▸ What you have to do
Say how many lines contain "chart", using only the number.

▸ Data provided

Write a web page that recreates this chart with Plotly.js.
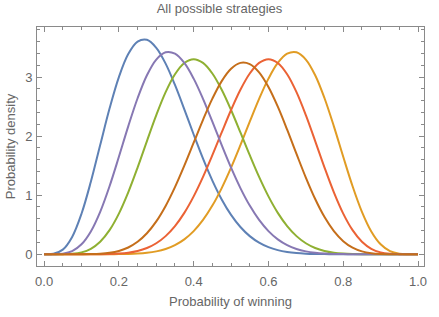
<!DOCTYPE html>
<html>
<head>
<meta charset="utf-8">
<script src="https://cdn.plot.ly/plotly-3.0.1.min.js"></script>
<style>html,body{margin:0;padding:0;background:#fff;}#chart{width:439px;height:317px;}</style>
</head>
<body>
<div id="chart"></div>
<script>
// Probability of winning (x samples)
const xValues = [0, 0.025, 0.05, 0.075, 0.1, 0.125, 0.15, 0.175, 0.2, 0.225, 0.25, 0.275, 0.3, 0.325, 0.35, 0.375, 0.4, 0.425, 0.45, 0.475, 0.5, 0.525, 0.55, 0.575, 0.6, 0.625, 0.65, 0.675, 0.7, 0.725, 0.75, 0.775, 0.8, 0.825, 0.85, 0.875, 0.9, 0.925, 0.95, 0.975, 1];

// Probability density of each strategy
const blueSeries = [0, 0.0065, 0.0776, 0.2931, 0.6854, 1.2273, 1.8502, 2.4685, 3.0017, 3.3915, 3.6032, 3.6340, 3.4980, 3.2296, 2.8680, 2.4550, 2.0284, 1.6187, 1.2476, 0.9285, 0.6665, 0.4608, 0.3062, 0.1951, 0.1187, 0.0687, 0.0376, 0.0194, 0.0093, 0.0041, 0.0016, 0.0006, 0.0002, 0, 0, 0, 0, 0, 0, 0, 0];
const purpleSeries = [0, 0.0004, 0.0090, 0.0523, 0.1675, 0.3857, 0.7183, 1.1520, 1.6509, 2.1662, 2.6423, 3.0325, 3.2981, 3.4210, 3.3974, 3.2406, 2.9750, 2.6321, 2.2457, 1.8481, 1.4663, 1.1205, 0.8234, 0.5806, 0.3918, 0.2520, 0.1538, 0.0885, 0.0477, 0.0238, 0.0109, 0.0045, 0.0016, 0.0005, 0.0001, 0, 0, 0, 0, 0, 0];
const greenSeries = [0, 0, 0.0008, 0.0071, 0.0310, 0.0918, 0.2113, 0.4073, 0.6879, 1.0481, 1.4680, 1.9171, 2.3558, 2.7452, 3.0490, 3.2406, 3.3056, 3.2424, 3.0624, 2.7869, 2.4439, 2.0641, 1.6773, 1.3093, 0.9794, 0.7000, 0.4760, 0.3064, 0.1854, 0.1046, 0.0544, 0.0257, 0.0107, 0.0039, 0.0012, 0.0003, 0, 0, 0, 0, 0];
const brownSeries = [0, 0, 0, 0.0001, 0.0005, 0.0024, 0.0085, 0.0236, 0.0553, 0.1136, 0.2097, 0.3546, 0.5563, 0.8182, 1.1366, 1.4999, 1.8889, 2.2775, 2.6357, 2.9331, 3.1421, 3.2419, 3.2215, 3.0813, 2.8334, 2.4999, 2.1108, 1.6994, 1.2981, 0.9349, 0.6291, 0.3912, 0.2211, 0.1111, 0.0479, 0.0169, 0.0044, 0.0007, 0.0001, 0, 0];
const redSeries = [0, 0, 0, 0, 0, 0.0003, 0.0012, 0.0039, 0.0107, 0.0257, 0.0544, 0.1046, 0.1854, 0.3064, 0.4760, 0.7000, 0.9794, 1.3093, 1.6773, 2.0641, 2.4439, 2.7869, 3.0624, 3.2424, 3.3056, 3.2406, 3.0490, 2.7452, 2.3558, 1.9171, 1.4680, 1.0481, 0.6879, 0.4073, 0.2113, 0.0918, 0.0310, 0.0071, 0.0008, 0, 0];
const orangeSeries = [0, 0, 0, 0, 0, 0, 0.0001, 0.0005, 0.0016, 0.0045, 0.0109, 0.0238, 0.0477, 0.0885, 0.1538, 0.2520, 0.3918, 0.5806, 0.8234, 1.1205, 1.4663, 1.8481, 2.2457, 2.6321, 2.9750, 3.2406, 3.3974, 3.4210, 3.2981, 3.0325, 2.6423, 2.1662, 1.6509, 1.1520, 0.7183, 0.3857, 0.1675, 0.0523, 0.0090, 0.0004, 0];

const xTickValues = [0, 0.2, 0.4, 0.6, 0.8, 1.0];
const xTickLabels = ["0.0", "0.2", "0.4", "0.6", "0.8", "1.0"];
const yTickValues = [0, 1, 2, 3];
const yTickLabels = ["0", "1", "2", "3"];

const seriesList = [
  {y: blueSeries, color: "#5E81B5"},
  {y: orangeSeries, color: "#E19C24"},
  {y: greenSeries, color: "#8FB032"},
  {y: redSeries, color: "#EB6235"},
  {y: purpleSeries, color: "#8778B3"},
  {y: brownSeries, color: "#C56E1A"}
];

const traces = seriesList.map(s => ({
  x: xValues, y: s.y, type: "scatter", mode: "lines",
  line: {color: s.color, width: 2, shape: "spline", smoothing: 1},
  hoverinfo: "skip", showlegend: false
}));

const textColor = "#666666";
const frameColor = "#8a8a8a";
const font = {family: "Liberation Sans, Arial, sans-serif", size: 13, color: textColor};

const layout = {
  width: 439, height: 317,
  margin: {l: 37, r: 15, t: 27, b: 51},
  paper_bgcolor: "#ffffff", plot_bgcolor: "#ffffff",
  font: font,
  title: {text: "All possible strategies", font: font, x: 0.5, xanchor: "center", y: 0.972, yanchor: "middle", yref: "container"},
  xaxis: {
    range: [-0.019, 1.016], showgrid: false, zeroline: false,
    showline: true, linecolor: frameColor, linewidth: 1, mirror: "ticks",
    ticks: "inside", ticklen: 5, tickcolor: frameColor, tickwidth: 1,
    tickvals: xTickValues, ticktext: xTickLabels, tickfont: font, ticklabelstandoff: 3,
    minor: {dtick: 0.05, tick0: 0, ticks: "inside", ticklen: 3, tickcolor: frameColor, showgrid: false},
    title: {text: "Probability of winning", font: font, standoff: 9},
    automargin: false
  },
  yaxis: {
    range: [-0.2, 3.85], showgrid: false, zeroline: false,
    showline: true, linecolor: frameColor, linewidth: 1, mirror: "ticks",
    ticks: "inside", ticklen: 5, tickcolor: frameColor, tickwidth: 1,
    tickvals: yTickValues, ticktext: yTickLabels, tickfont: font, ticklabelstandoff: 1,
    minor: {dtick: 0.2, tick0: 0, ticks: "inside", ticklen: 3, tickcolor: frameColor, showgrid: false},
    title: {text: "Probability density", font: font, standoff: 6},
    automargin: false
  }
};

Plotly.newPlot("chart", traces, layout, {staticPlot: true, displayModeBar: false});
</script>
</body>
</html>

▸ Result of the task
4